Drop every picture. Then return, exactly, the lines from the beginning of the listing below through the one containing "W, H, DPI = 1920, 1626, 150".

>>

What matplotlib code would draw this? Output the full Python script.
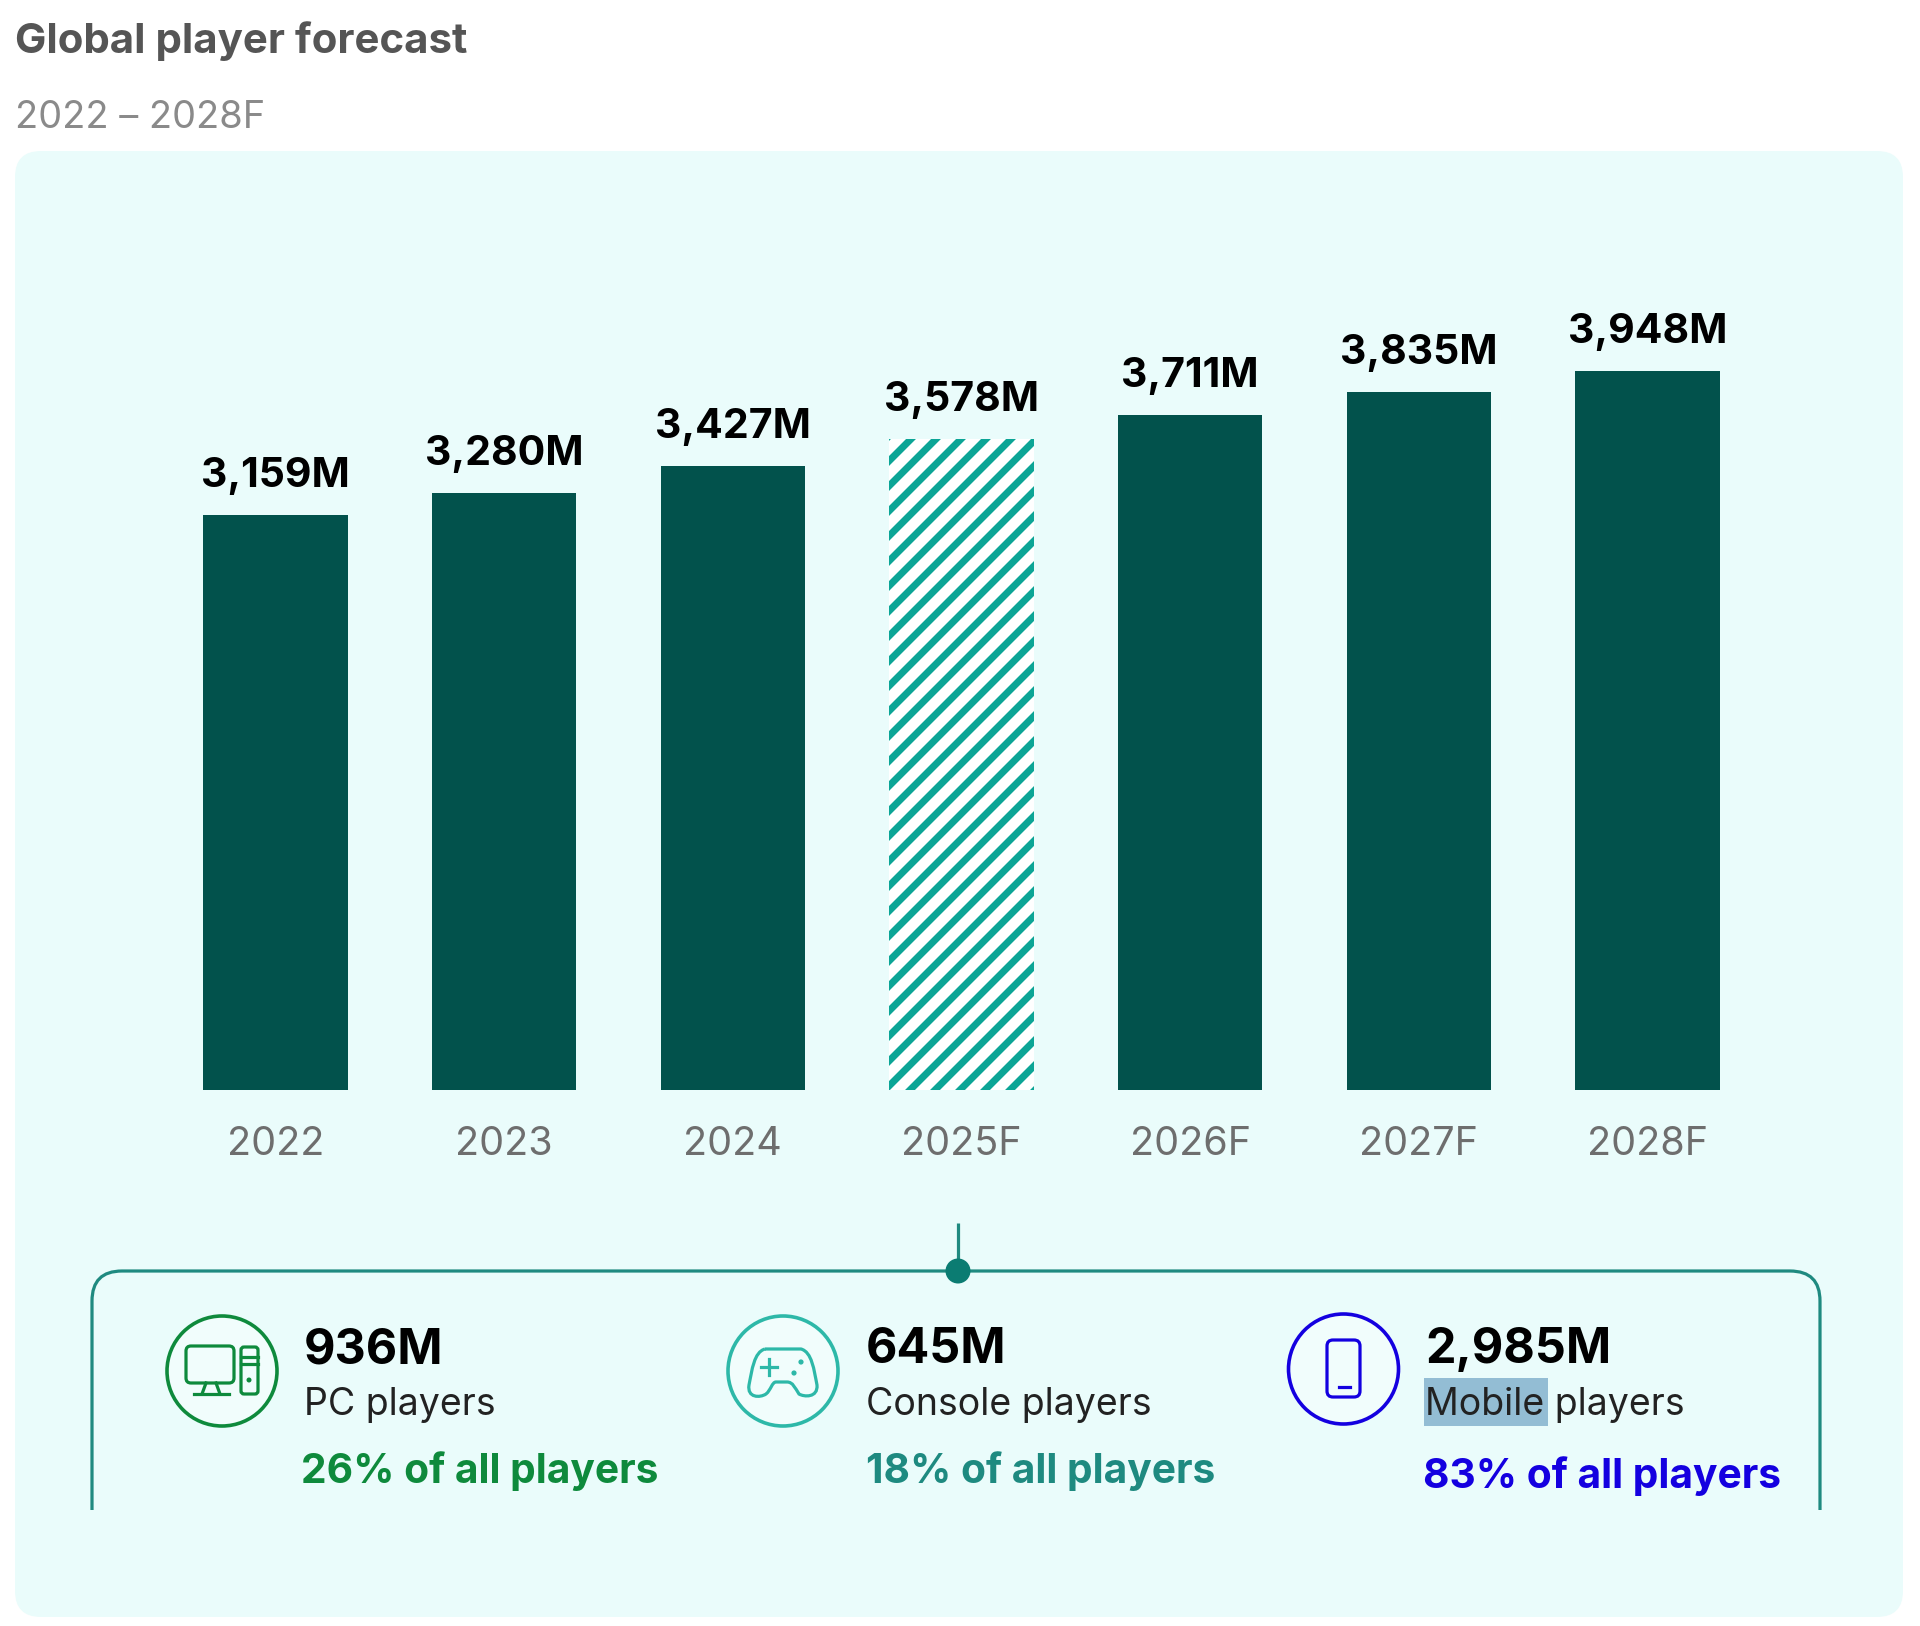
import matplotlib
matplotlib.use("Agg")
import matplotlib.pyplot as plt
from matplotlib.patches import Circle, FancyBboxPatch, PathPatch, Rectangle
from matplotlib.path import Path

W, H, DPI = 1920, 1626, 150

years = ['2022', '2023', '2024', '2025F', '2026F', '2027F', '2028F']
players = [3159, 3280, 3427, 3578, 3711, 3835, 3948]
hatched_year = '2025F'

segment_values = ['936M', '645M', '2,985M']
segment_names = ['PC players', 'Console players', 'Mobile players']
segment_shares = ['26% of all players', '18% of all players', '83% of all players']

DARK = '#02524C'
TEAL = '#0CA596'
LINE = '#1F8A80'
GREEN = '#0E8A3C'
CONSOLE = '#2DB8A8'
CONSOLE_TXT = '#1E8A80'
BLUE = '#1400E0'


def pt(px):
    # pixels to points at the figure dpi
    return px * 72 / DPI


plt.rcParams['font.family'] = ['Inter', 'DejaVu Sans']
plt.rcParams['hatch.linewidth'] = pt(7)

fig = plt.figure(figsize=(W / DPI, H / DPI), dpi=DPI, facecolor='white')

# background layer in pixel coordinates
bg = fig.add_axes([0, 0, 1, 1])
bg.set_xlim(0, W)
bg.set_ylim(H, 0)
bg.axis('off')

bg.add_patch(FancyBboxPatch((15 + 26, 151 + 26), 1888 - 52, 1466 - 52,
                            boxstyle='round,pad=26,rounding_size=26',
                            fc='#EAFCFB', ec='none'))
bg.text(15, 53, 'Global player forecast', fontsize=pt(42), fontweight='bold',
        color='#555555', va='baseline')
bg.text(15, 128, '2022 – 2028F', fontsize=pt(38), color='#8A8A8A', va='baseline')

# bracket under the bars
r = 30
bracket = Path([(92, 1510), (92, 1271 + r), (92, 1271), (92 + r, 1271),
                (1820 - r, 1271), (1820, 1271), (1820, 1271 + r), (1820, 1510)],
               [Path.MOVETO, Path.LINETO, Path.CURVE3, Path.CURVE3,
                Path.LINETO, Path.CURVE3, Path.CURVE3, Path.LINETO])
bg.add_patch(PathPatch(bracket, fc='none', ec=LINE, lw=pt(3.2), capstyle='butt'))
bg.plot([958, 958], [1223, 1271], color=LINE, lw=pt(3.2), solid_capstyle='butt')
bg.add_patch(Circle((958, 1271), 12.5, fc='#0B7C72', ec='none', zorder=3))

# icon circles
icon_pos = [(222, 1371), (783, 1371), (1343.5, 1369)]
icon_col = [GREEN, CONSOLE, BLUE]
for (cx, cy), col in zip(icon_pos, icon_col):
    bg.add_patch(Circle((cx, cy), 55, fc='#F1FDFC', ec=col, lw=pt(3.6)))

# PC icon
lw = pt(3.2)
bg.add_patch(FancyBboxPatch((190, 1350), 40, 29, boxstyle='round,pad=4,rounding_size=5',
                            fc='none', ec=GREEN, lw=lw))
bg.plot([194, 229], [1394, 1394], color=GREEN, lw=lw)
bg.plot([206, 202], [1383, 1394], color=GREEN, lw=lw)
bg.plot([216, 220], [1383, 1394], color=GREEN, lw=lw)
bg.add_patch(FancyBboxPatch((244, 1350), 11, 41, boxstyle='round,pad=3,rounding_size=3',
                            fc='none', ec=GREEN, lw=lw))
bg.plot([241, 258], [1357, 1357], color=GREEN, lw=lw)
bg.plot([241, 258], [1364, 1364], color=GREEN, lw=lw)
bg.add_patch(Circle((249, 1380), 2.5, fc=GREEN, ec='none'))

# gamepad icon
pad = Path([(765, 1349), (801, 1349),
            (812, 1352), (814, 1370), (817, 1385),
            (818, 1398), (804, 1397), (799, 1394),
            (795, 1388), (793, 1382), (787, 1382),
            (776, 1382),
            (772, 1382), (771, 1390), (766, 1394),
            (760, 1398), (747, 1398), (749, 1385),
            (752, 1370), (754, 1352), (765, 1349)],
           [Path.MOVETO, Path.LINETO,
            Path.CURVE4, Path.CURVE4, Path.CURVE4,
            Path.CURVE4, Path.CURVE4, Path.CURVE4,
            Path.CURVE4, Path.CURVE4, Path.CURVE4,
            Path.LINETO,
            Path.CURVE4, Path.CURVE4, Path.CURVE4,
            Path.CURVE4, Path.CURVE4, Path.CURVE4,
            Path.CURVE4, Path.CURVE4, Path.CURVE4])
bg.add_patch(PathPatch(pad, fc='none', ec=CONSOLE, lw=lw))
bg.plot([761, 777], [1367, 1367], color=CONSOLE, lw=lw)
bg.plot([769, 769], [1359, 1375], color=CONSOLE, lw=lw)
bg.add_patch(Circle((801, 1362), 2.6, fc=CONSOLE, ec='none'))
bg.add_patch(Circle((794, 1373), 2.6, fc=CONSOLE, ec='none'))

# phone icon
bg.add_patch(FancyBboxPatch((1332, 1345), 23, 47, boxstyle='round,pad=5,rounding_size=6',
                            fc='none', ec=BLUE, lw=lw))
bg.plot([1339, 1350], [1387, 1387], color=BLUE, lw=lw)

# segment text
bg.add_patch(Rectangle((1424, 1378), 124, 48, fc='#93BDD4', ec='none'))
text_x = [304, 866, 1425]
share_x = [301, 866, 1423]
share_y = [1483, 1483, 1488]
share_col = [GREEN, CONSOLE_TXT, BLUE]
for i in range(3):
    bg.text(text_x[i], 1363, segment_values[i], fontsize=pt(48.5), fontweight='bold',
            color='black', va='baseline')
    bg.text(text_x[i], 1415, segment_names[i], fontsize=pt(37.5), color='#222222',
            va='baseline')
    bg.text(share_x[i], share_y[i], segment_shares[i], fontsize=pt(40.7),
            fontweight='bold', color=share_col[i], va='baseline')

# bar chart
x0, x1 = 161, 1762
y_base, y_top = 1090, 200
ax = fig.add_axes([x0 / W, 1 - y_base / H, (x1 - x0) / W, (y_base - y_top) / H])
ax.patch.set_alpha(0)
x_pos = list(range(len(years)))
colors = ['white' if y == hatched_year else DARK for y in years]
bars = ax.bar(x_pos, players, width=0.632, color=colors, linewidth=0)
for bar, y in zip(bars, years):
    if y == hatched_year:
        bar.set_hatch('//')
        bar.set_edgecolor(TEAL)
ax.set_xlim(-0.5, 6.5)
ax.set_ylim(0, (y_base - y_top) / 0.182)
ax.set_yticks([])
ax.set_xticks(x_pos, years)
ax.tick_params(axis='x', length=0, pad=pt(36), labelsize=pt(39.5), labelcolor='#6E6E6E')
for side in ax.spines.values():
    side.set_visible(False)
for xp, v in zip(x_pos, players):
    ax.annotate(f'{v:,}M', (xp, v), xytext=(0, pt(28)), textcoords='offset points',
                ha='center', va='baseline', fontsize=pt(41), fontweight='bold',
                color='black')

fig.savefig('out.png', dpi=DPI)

<<

Written response:
What matplotlib code would draw this? Output the full Python script.
import matplotlib
matplotlib.use("Agg")
import matplotlib.pyplot as plt
from matplotlib.patches import Circle, FancyBboxPatch, PathPatch, Rectangle
from matplotlib.path import Path

W, H, DPI = 1920, 1626, 150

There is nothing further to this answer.